The World of Harry Potter

petak, 15.07.2005.

CNN "Prince" Report

Fans prepare for 'Prince' release

LONDON, England (AP) -- It's time for Harry Potter to work his midnight magic on Muggles once again.

From Edinburgh's medieval castle to suburban shopping malls, fans were getting ready to dress up, line up and stay up late Friday to nab the first copies of "Harry Potter and the Half-Blood Prince."

It has become publishing's most lucrative ritual: hundreds of British bookstores planned to open just after midnight (2300 GMT), when copies of the schoolboy wizard's latest adventure go on sale.

Thousands of Muggles -- Potter language for humans -- were expected to queue amid heightened security in London, where last week's terrorist bombings cast a shadow over the event.

"We're very much of the message that it's business as usual -- London's open for business and we want to celebrate this book," said John Webb, children's buyer at bookseller Waterstone's, which expects 300,000 people to attend midnight openings at more than 100 stores across Britain.

British publisher Bloomsbury, which expects to sell hundreds of thousands of Potter books this weekend, was gathering 70 competition-winning children from around the world inside the thick stone walls of Edinburgh Castle for a midnight reading by author J.K. Rowling, who lives in the Scottish capital.

Elsewhere, bookshops promised jugglers, fire-eaters, magicians and face-painters to entertain waiting fans eager to solve the hinted-at plot mysteries: Will Harry's teenage friends Ron and Hermione find romance? Which major character will die? What more will Harry learn of his nemesis, the evil Lord Voldemort?

In London, events were muted by the July 7 subway and bus bombings, which killed more than 50 people. Book and magazine chain WH Smith announced it was scrapping a planned midnight launch at King's Cross Station, from whose fictional Platform 9 3/4 Harry catches the train to Hogwarts at the start of each term. At least 26 people died in a bomb blast on a subway near King's Cross on July 7, the deadliest of the day's four attacks.

WH Smith spokeswoman Sarah Hodson said it would be "insensitive and inappropriate" to hold the event at the station. She said the store at King's Cross -- now swarming with uniformed police and wary commuters -- would remain open into Saturday morning so fans could purchase the book.

London's Metropolitan Police said the force was liaising with organizers about policing events at bookstores in the city.

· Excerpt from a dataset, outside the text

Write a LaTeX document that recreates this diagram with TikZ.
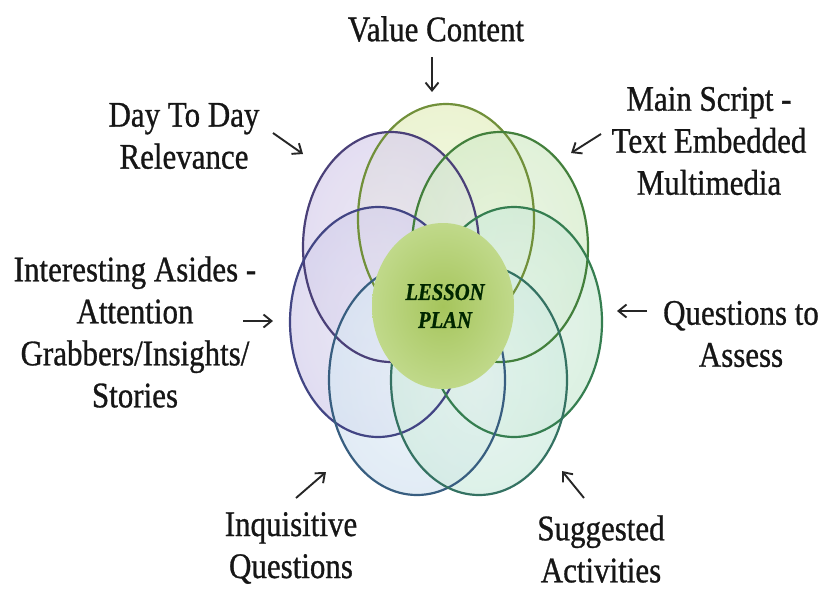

Since Rowling -- then a struggling single mother and aspiring writer -- introduced Harry and his fellow students at Hogwarts School of Witchcraft and Wizardry to the world in 1997, the books have become a global phenomenon, selling 270 million copies in 62 languages and spawning a series of Hollywood films. Rowling is now the richest woman in Britain, with a fortune estimated by Forbes magazine at US$1 billion (euro825 million).

Each book's publication is preceded by months of carefully orchestrated publicity, hype and plot hints, and surrounded by intense security.

Amazon.co.uk has set up a secure 200,000 square foot (18,500 square meter) warehouse to pack the books. Canadian publisher Raincoast sought a court injunction after a store in Vancouver accidentally sold 14 copies of the book last week. A judge ordered the customers not to talk about the book, copy it, sell it or even read it before its official release.

Even the Pope has become an unwitting instrument of Pottermania. German writer Gabriele Kuby, author of "Harry Potter -- Good or Evil?" has claimed Pope Benedict XVI said the books "deeply distort Christianity in the soul." Kuby said the Pope's comments came in letters written in 2003, when he was Cardinal Joseph Ratzinger. The Vatican had no comment on the claim.

Launch events are planned from Manhattan -- where Barnes & Noble is holding a "Midnight Magic" party at its Union Square store -- to Mexico City, where the Libreria Gandhi book store scheduled a midnight sale and a daylong Potter festival on Saturday, even though the book will be available only in English.

Some have suggested the Potter spell may be fading. The gap between books -- the last, "Harry Potter and the Order of the Phoenix," was published two years ago -- means many early Potter fans are now young adults whose interest may have waned.

However, sales remain robust. More than 1.4 million copies have been ordered through online retailer Amazon; WH Smith said it had received 500,000 advance orders, compared to 280,000 for "Order of the Phoenix." Publication has sparked a now-traditional price war, with many chain retailers selling the book for about half the 16.99 pounds (US$29.95, euro25) cover price.

U.S. publisher Scholastic is releasing more than 10 million copies. Waterstone's predicts 2 million copies will be sold in Britain and 10 million worldwide in the first 24 hours.

Al Greco, a publishing professor at Fordham University in New York, said sales remained strong in part because "the target audience runs from juveniles through adults, which didn't initially take place with the first couple of books."

Amazon reported that advance orders of the "adult" edition -- identical inside but bearing a more muted cover than the children's version -- were up 17 percent from the last book.

"I think the books just really spark children's imaginations -- and adults', too," said Waterstone's buyer Webb. "They're just really good stories at the core."